In a backward, patriarchal Uttar Pradesh village, a young girl is making a difference, reports Geetanjali Krishna.
Pictures sometimes speak louder than words.
I thought of this while watching the video of a young woman I met the other day at Plan India Impact Awards in the Delhi’s India Habitat Centre.
In those rarified environs, 19-year-old Shalini Chauhan’s description of her campaign against child labour and child marriage in her village was impressive.
But when I watched the video, which placed her firmly in her own milieu -- a backward, patriarchal village in Ambedkar Nagar, Uttar Pradesh -- the true import of her work had me gobsmacked.
At the age of 11, Chauhan (above) joined an NGO, Bal Jagriti Manch, through which children themselves worked on their rights and related issues and brought out a small newspaper.
“Initially, my parents thought this was a waste of time,” she told me. But the children’s group did advocacy on issues that affected them the most, and proved not only to be a support for each other, but also formidable watchdogs for the village.
Chauhan became a legend of sorts as she conducted weekly meetings and explained to her peers why it was important for them to study instead of working, or why getting married early would hinder their development.
She got her group to visit the homes of children who dropped out of school, or girls who were being married off while they were still minor.
“Parents often told us not to interfere in their personal matters, but I stood my ground, saying that if a child wasn’t getting educated, or a minor was getting married, it was a matter of public concern,” she said.
To everyone’s surprise, these young activists began to make a difference.
Till date, Chauhan and her friends have helped more than 2,500 children in and around their village to get birth certificates.
They have also helped many to get admission into government schools.
Over the years, Chauhan has prevented several child marriages and interceded successfully with countless parents of working children.

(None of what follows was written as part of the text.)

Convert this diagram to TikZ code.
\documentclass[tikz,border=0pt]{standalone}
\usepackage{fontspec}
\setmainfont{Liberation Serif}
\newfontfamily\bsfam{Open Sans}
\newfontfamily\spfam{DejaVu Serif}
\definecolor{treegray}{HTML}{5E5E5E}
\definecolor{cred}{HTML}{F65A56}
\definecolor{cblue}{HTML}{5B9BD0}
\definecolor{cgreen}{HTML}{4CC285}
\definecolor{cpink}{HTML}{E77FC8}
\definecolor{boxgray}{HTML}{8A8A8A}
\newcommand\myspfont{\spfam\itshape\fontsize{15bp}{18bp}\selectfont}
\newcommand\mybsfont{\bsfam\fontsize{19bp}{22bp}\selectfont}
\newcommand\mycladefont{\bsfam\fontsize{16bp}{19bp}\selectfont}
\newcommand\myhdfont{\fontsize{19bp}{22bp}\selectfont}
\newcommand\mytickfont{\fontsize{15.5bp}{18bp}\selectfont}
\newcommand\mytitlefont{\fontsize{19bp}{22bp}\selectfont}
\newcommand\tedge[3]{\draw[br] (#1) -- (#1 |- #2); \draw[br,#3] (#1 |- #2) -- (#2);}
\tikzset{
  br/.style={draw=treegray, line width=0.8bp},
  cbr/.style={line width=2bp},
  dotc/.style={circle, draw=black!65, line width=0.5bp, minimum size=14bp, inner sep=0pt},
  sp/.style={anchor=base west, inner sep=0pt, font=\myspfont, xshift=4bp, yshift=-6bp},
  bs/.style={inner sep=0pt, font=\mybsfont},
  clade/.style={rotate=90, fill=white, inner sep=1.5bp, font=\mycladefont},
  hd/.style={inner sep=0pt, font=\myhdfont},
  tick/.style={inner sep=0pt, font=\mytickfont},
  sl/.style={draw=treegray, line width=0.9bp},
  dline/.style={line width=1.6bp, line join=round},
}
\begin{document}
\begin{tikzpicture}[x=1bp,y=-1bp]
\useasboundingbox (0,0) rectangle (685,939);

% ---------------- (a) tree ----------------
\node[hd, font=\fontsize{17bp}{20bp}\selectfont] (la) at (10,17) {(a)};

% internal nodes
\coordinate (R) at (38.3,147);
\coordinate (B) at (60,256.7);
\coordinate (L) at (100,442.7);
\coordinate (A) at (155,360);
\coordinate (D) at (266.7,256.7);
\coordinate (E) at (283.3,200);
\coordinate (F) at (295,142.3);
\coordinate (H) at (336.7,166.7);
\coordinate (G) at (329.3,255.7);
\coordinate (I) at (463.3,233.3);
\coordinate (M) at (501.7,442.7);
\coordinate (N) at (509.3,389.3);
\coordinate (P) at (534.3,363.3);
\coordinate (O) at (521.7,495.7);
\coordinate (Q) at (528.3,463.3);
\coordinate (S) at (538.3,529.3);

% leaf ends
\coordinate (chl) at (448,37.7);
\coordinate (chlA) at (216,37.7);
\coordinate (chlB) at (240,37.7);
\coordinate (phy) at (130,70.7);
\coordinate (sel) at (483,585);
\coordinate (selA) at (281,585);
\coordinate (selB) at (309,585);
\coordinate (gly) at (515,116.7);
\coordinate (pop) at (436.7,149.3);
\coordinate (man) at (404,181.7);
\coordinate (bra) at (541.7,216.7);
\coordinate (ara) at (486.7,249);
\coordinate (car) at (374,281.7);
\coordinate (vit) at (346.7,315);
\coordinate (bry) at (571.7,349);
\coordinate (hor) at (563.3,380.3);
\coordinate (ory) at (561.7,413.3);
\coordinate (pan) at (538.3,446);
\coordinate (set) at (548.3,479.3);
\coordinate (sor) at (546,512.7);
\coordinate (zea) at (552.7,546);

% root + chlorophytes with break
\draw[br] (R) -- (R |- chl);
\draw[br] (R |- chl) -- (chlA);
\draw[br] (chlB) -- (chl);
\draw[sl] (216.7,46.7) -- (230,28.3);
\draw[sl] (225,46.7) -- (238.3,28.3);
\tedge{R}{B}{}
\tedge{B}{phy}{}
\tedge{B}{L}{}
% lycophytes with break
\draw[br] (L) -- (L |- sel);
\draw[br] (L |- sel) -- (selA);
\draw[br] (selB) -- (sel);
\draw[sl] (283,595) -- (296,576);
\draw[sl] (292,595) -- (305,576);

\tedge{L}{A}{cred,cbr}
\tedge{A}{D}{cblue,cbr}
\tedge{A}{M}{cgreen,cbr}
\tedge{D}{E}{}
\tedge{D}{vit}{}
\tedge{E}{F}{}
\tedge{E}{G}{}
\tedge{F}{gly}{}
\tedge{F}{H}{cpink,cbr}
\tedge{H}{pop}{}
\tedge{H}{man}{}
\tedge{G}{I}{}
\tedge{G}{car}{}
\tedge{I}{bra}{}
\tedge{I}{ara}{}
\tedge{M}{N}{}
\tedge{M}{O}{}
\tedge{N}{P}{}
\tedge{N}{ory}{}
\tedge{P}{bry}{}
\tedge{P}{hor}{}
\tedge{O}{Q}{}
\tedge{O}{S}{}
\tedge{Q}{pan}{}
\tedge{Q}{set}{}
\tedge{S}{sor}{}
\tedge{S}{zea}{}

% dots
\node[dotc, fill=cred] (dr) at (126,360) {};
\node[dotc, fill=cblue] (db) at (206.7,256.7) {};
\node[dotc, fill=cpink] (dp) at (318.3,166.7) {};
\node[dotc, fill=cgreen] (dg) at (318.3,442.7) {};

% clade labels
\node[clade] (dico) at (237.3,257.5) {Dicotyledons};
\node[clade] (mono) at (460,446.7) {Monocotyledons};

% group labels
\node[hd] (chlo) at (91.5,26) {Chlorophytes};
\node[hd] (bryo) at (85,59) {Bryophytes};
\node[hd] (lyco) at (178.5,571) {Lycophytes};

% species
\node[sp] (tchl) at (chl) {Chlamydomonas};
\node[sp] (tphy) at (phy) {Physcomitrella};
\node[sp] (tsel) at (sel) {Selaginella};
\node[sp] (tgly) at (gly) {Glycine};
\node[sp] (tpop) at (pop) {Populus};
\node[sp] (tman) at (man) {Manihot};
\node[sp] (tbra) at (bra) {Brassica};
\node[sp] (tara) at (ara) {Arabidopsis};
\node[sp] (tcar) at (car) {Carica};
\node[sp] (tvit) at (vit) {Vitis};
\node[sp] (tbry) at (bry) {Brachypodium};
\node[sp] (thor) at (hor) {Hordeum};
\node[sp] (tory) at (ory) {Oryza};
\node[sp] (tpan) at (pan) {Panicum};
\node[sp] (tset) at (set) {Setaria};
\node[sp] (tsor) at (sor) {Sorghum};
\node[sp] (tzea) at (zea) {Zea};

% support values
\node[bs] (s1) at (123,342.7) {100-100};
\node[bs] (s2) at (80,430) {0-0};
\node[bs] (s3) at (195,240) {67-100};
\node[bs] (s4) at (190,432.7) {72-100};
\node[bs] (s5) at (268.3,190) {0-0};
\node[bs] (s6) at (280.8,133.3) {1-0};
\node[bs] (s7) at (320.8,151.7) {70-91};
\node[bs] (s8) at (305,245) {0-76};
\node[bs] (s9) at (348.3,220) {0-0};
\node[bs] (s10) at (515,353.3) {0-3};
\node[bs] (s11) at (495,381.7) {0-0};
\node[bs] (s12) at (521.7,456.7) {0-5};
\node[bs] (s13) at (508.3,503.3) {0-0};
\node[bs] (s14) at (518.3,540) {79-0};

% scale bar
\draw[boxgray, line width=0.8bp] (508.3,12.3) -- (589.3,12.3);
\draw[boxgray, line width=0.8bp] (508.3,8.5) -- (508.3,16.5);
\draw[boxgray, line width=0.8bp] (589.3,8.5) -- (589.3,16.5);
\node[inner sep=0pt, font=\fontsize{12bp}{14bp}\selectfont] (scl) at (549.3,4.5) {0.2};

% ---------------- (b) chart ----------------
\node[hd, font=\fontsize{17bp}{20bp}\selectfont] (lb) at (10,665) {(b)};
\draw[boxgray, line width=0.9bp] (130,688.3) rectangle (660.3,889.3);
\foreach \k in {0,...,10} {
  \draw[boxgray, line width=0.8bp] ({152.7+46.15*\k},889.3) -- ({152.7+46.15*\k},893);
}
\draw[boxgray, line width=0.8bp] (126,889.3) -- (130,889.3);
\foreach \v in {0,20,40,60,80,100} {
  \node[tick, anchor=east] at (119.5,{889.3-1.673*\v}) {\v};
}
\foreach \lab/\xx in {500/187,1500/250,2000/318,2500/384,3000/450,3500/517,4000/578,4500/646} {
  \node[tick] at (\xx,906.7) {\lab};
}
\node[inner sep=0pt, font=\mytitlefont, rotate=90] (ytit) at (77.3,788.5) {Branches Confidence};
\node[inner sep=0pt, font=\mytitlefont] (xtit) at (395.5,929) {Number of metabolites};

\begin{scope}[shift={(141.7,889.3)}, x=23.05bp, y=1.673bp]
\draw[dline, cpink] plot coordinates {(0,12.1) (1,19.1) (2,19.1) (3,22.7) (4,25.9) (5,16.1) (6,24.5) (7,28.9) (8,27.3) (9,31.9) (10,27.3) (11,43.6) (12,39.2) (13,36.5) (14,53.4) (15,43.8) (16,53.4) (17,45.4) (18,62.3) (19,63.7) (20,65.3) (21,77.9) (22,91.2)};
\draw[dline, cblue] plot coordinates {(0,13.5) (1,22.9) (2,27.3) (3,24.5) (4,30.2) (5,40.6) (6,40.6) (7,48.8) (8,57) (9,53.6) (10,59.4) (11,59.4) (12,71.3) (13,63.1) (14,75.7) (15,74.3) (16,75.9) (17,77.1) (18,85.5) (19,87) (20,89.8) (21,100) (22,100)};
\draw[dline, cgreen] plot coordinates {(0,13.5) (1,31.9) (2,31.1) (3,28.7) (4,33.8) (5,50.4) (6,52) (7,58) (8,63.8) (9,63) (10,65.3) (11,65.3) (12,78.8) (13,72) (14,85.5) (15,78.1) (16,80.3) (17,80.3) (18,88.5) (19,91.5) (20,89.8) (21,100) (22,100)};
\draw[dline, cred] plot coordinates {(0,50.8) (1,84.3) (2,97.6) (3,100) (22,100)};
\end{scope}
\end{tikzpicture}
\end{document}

“We’ve also devised novel ways to get our point across,” she said.
Recently, when a child found an insect in his midday meal, he composed a song about it and sang it in a school function attended by all the district officials!
Once, despite their best efforts, Chauhan and her friends were unable to prevent a child marriage. “I was disheartened but swore that it would never happen again in my village,” she said.

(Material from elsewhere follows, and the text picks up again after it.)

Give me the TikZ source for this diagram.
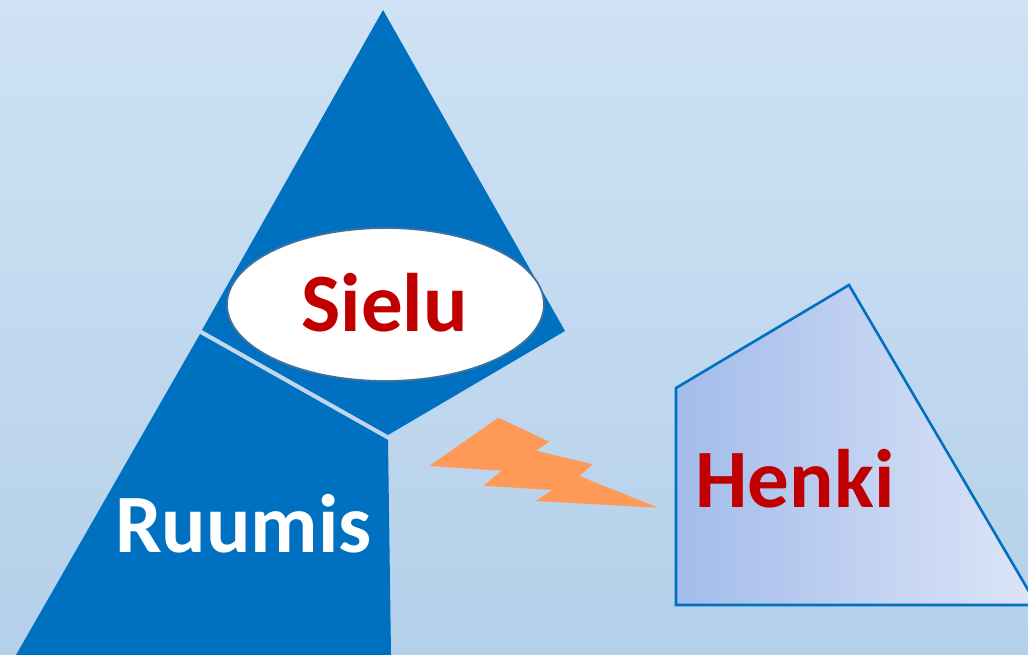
\documentclass[tikz,border=0pt]{standalone}
\usepackage{fontspec}
\usetikzlibrary{shapes.geometric}
\setmainfont{Carlito}
\definecolor{bgtop}{HTML}{CFE2F4}
\definecolor{bgbot}{HTML}{B4D0EA}
\definecolor{triblue}{HTML}{0070C0}
\definecolor{darkred}{HTML}{C00000}
\definecolor{ellline}{HTML}{41719C}
\definecolor{boltor}{HTML}{FF9958}
\definecolor{henkiL}{HTML}{A3BCEB}
\definecolor{henkiR}{HTML}{DDE5F7}
\tikzset{
  bigtext/.style={font=\fontsize{83}{90}\selectfont\bfseries, inner sep=0pt, anchor=base},
}
\begin{document}
\begin{tikzpicture}[x=1pt,y=-1pt]
\useasboundingbox (0,0) rectangle (1028,654);
\clip (0,0) rectangle (1028,654);
% background
\fill[top color=bgtop, bottom color=bgbot] (0,0) rectangle (1028,654);
% upper part of triangle
\fill[triblue] (383,10) -- (565,331) -- (388,435) -- (202,330) -- cycle;
% lower part of triangle
\fill[triblue] (200,334) -- (388,440) -- (391,655) -- (16,655) -- cycle;
% ellipse
\node[draw=ellline, line width=1.8pt, fill=white, ellipse, minimum width=317pt, minimum height=153pt, inner sep=0pt] (ell) at (385.5,304.5) {};
\node[bigtext, text=darkred] (sielu) at (384.5,331) {Sielu};
\node[bigtext, text=white] (ruumis) at (243.5,552) {Ruumis};
% bolt
\fill[boltor] (429.3,466) -- (498.3,417.7) -- (549.3,441.7) -- (536,450.7) -- (592.7,464.3) -- (579.3,476) -- (658.3,507.7) -- (535.7,501) -- (552.3,490) -- (483.3,485.7) -- (502,470.7) -- cycle;
% Henki pentagon
\draw[triblue, line width=2.6pt, left color=henkiL, right color=henkiR] (676,388) -- (849,285) -- (1037,605) -- (676,605) -- cycle;
\node[bigtext, text=darkred] (henki) at (795,507) {Henki};
\end{tikzpicture}
\end{document}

On issues regarding child labour, she has not only taken on village elders but has also directly enlisted the help of the district administration.
“Today, whether it is the police station or the office of the district magistrate, I march right in and fearlessly state my case,” said Chauhan. “Perhaps because I’m a girl or because I’m so young the officials always listen to me.”
Readers with any sort of experience of UP’s patriarchal villages would understand how heretical it must seem for a girl to walk into the police station or the village panchayat and tell people much older than her what to do.
“To that, my answer is, who will understand a child’s problems better than another child,” she countered.
At 19, Chauhan is no longer a member of the children’s group that has shaped her life.
“I mentor them now, and want to spend the rest of my life working on the rights of children and women,” she told me.
Soon after our conversation that evening, Plan India awarded the Youth Champion prize to her.
“Today, our neighbours say they want their daughters to become like me when they are older,” she told me in parting. “Imagine that!”
The video ended and I mused that perhaps even Chauhan didn’t realise how desperately the country, especially its villages, needs youth champions like her.